Rising US Inflation Metrics

In recent months, inflationary pressures have intensified, complicating the Federal Reserve’s efforts to stabilize the economic environment. At the beginning of the year, the US Consumer Price Index (CPI) stood at 308.417 points. By April, it had increased to 313.55 points, and in October, it reached its annual peak of 315.66 points. November saw a slight decline to 315.49 points, reflecting ongoing volatility.

The US Producer Prices Index has also shown a steady upward trajectory. Starting at 142.683 points in January, it climbed to 144.834 points by June and continued to rise, reaching a high of 146.493 points in November. Similarly, the US Personal Consumption Expenditure Price Index began the year at around 122.115 points and rose consistently, peaking at 124.266 points in October.

Challenges in the US Labor Market

The weakening US job market has been a significant factor prompting policymakers to consider a rate cut. Although some improvements were noted earlier in the year, the situation has recently deteriorated. The Initial Jobless Claims index, for instance, was at 224,000 on November 30 but rebounded to 242,000 in the first week of December, indicating a return to levels seen eight weeks prior.

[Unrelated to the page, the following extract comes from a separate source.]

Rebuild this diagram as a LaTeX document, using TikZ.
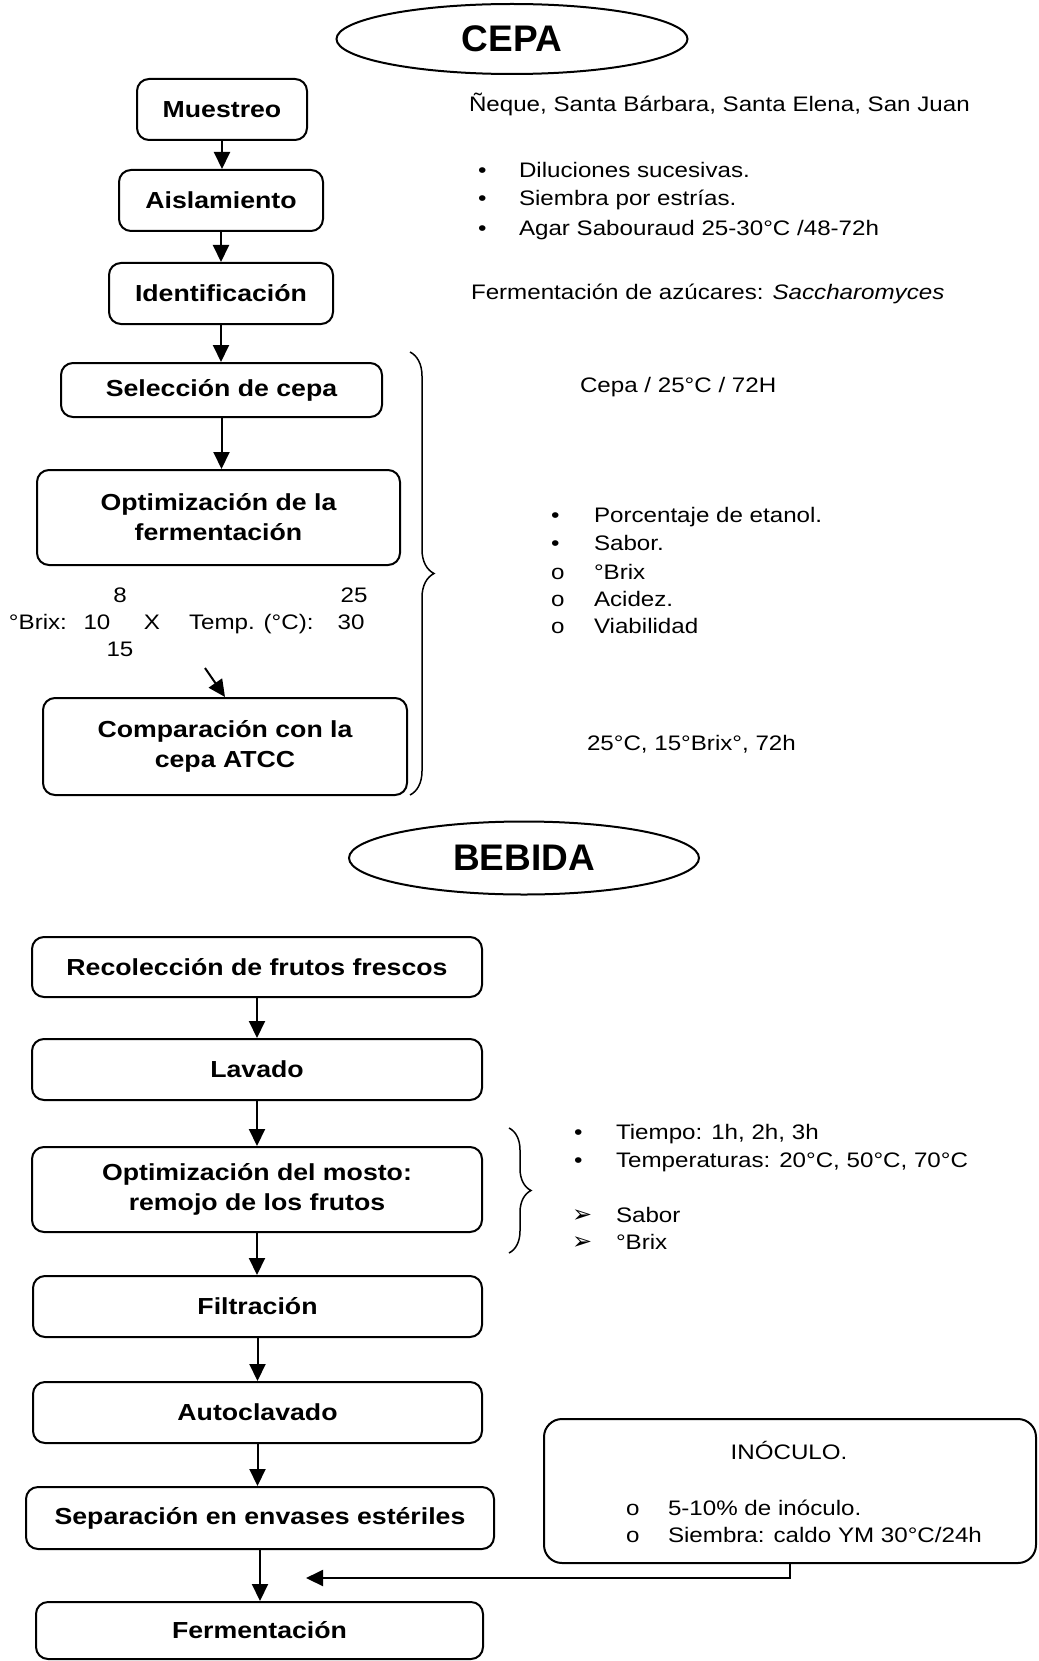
\documentclass[tikz,border=0pt]{standalone}
\usepackage{fontspec}
\setmainfont[FakeStretch=1.15]{Liberation Sans}
\newfontfamily\titlefamily{Liberation Sans}
\newfontfamily\symbfamily{DejaVu Sans}
\usepackage{tikz}
\usetikzlibrary{arrows.meta, shapes.geometric, decorations.pathreplacing}

\newcommand{\infofont}{\fontsize{21}{27}\selectfont}
\newcommand{\stepfont}{\fontsize{23.2}{30}\selectfont\bfseries}
\newcommand{\headfont}{\titlefamily\fontsize{37}{44}\selectfont\bfseries}

\begin{document}
\begin{tikzpicture}[x=1pt, y=-1pt, line width=2pt,
    >={Triangle[length=17pt, width=16pt]},
    stepbox/.style={draw, rounded corners=12pt, inner sep=0pt, align=center, font=\stepfont},
    head/.style={draw, ellipse, inner sep=0pt, font=\headfont},
    info/.style={inner sep=0pt, anchor=base west, font=\infofont},
    num/.style={inner sep=0pt, anchor=base, font=\infofont},
    curly/.style={decorate, line width=1.5pt, decoration={brace, amplitude=#1}}]
  \useasboundingbox (0,0) rectangle (1038,1661);

  % ---------------- CEPA ----------------
  \node[head, minimum width=351pt, minimum height=70pt] (cepa) at (512,39) {CEPA};

  % Steps
  \node[stepbox, minimum width=170pt, minimum height=61pt] (muestreo) at (222,109.5) {Muestreo};
  \node[stepbox, minimum width=204pt, minimum height=61pt] (aislam) at (221,200.5) {Aislamiento};
  \node[stepbox, minimum width=224pt, minimum height=61pt] (ident) at (221,293.5) {Identificación};
  \node[stepbox, minimum width=321pt, minimum height=54pt] (selec) at (221.5,390) {Selección de cepa};
  \node[stepbox, minimum width=363pt, minimum height=95pt] (optim) at (218.5,517.5)
    {Optimización de la\\fermentación};
  \node[stepbox, minimum width=364pt, minimum height=97pt] (compar) at (225,746.5)
    {Comparación con la\\cepa ATCC};

  \draw[->] (muestreo.south) -- (muestreo.south |- aislam.north);
  \draw[->] (aislam.south) -- (aislam.south |- ident.north);
  \draw[->] (ident.south) -- (ident.south |- selec.north);
  \draw[->] (selec.south) -- (selec.south |- optim.north);

  % Brix x temperature grid
  \node[num] (b8) at (120,602.5) {8};
  \node[info] (brix) at (8,629.5) {°Brix:};
  \node[num] (b10) at (97,629.5) {10};
  \node[num] (b15) at (120,656.5) {15};
  \node[num] (cross) at (152,629.5) {X};
  \node[info] (temp) at (188,629.5) {Temp. (°C):};
  \node[num] (t25) at (354,602.5) {25};
  \node[num] (t30) at (351,629.5) {30};
  \coordinate (diagstart) at (205,668);
  \draw[->] (diagstart) -- (compar.north);

  % Brace over selection/optimization/comparison
  \draw[curly=24pt] (410,352) -- (410,795);

  % Notes
  \node[info] (lugares) at (468,111.5) {Ñeque, Santa Bárbara, Santa Elena, San Juan};
  \node[info] (dot1) at (477,177.5) {•};
  \node[info] (dot2) at (477,205.5) {•};
  \node[info] (dot3) at (477,235.5) {•};
  \node[info] (dil) at (518,177.5) {Diluciones sucesivas.};
  \node[info] (siem) at (518,205.5) {Siembra por estrías.};
  \node[info] (agar) at (518,235.5) {Agar Sabouraud 25-30°C /48-72h};
  \node[info] (azuc) at (470,299.5) {Fermentación de azúcares: \textit{Saccharomyces}};
  \node[info] (cepa25) at (579,392.5) {Cepa / 25°C / 72H};
  \node[info] (dot4) at (550,522.5) {•};
  \node[info] (dot5) at (550,550.5) {•};
  \node[info] (ring1) at (550,579.5) {o};
  \node[info] (ring2) at (550,606.5) {o};
  \node[info] (ring3) at (550,633.5) {o};
  \node[info] (etanol) at (593,522.5) {Porcentaje de etanol.};
  \node[info] (sabor1) at (593,550.5) {Sabor.};
  \node[info] (brix1) at (593,579.5) {°Brix};
  \node[info] (acidez) at (593,606.5) {Acidez.};
  \node[info] (viab) at (593,633.5) {Viabilidad};
  \node[info] (cond) at (586,750.5) {25°C, 15°Brix°, 72h};

  % ---------------- BEBIDA ----------------
  \node[head, minimum width=350pt, minimum height=73pt] (bebida) at (524,858) {BEBIDA};

  % Steps
  \node[stepbox, minimum width=450pt, minimum height=60pt] (recol) at (257,967) {Recolección de frutos frescos};
  \node[stepbox, minimum width=450pt, minimum height=61pt] (lavado) at (257,1069.5) {Lavado};
  \node[stepbox, minimum width=450pt, minimum height=85pt] (mosto) at (257,1189.5)
    {Optimización del mosto:\\remojo de los frutos};
  \node[stepbox, minimum width=449pt, minimum height=61pt] (filtr) at (257.5,1306.5) {Filtración};
  \node[stepbox, minimum width=449pt, minimum height=61pt] (autocl) at (257.5,1412.5) {Autoclavado};
  \node[stepbox, minimum width=468pt, minimum height=62pt] (separ) at (260,1518) {Separación en envases estériles};
  \node[stepbox, minimum width=447pt, minimum height=57pt] (fermen) at (259.5,1630.5) {Fermentación};

  \draw[->] (recol.south) -- (recol.south |- lavado.north);
  \draw[->] (lavado.south) -- (lavado.south |- mosto.north);
  \draw[->] (mosto.south) -- (mosto.south |- filtr.north);
  \draw[->] (filtr.south) -- (filtr.south |- autocl.north);
  \draw[->] (autocl.south) -- (autocl.south |- separ.north);
  \draw[->] (separ.south) -- (separ.south |- fermen.north);

  % Brace next to the must step
  \draw[curly=22pt] (509,1128) -- (509,1253);
  \node[info] (dot6) at (573,1139.5) {•};
  \node[info] (dot7) at (573,1167.5) {•};
  \node[info] (tiempo) at (615,1139.5) {Tiempo: 1h, 2h, 3h};
  \node[info] (temps) at (615,1167.5) {Temperaturas: 20°C, 50°C, 70°C};
  \node[info] (tri1) at (571,1222.5) {\symbfamily\fontsize{24}{27}\selectfont ➢};
  \node[info] (tri2) at (571,1249.5) {\symbfamily\fontsize{24}{27}\selectfont ➢};
  \node[info] (sabor2) at (615,1222.5) {Sabor};
  \node[info] (brix2) at (615,1249.5) {°Brix};

  % Inoculum
  \node[draw, rounded corners=18pt, minimum width=492pt, minimum height=144pt] (inoc) at (790,1491) {};
  \node[num] (inoctitle) at (789,1459.5) {INÓCULO.};
  \node[info] (ring4) at (625,1515.5) {o};
  \node[info] (ring5) at (625,1542.5) {o};
  \node[info] (porc) at (667,1515.5) {5-10\% de inóculo.};
  \node[info] (caldo) at (667,1542.5) {Siembra: caldo YM 30°C/24h};
  \coordinate (inoctip) at (306,1578);
  \draw[->] (inoc.south) |- (inoctip);
\end{tikzpicture}
\end{document}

Furthermore, the Continuing Jobless Claims index increased from 1.87 million on November 23 to 1.89 million by the end of November, highlighting ongoing challenges in the labor sector.

Outlook for 2025

As we look ahead to 2025, understanding the Federal Reserve’s strategic direction becomes crucial. With a new administration set to take office in late January, the primary challenge will be striking a balance between controlling inflation and fostering economic growth. The incoming government will need to navigate these complex dynamics to ensure sustainable development and financial stability.

The year 2025 is likely to bring both opportunities and challenges, requiring careful consideration of fiscal and monetary policies to address the evolving economic landscape.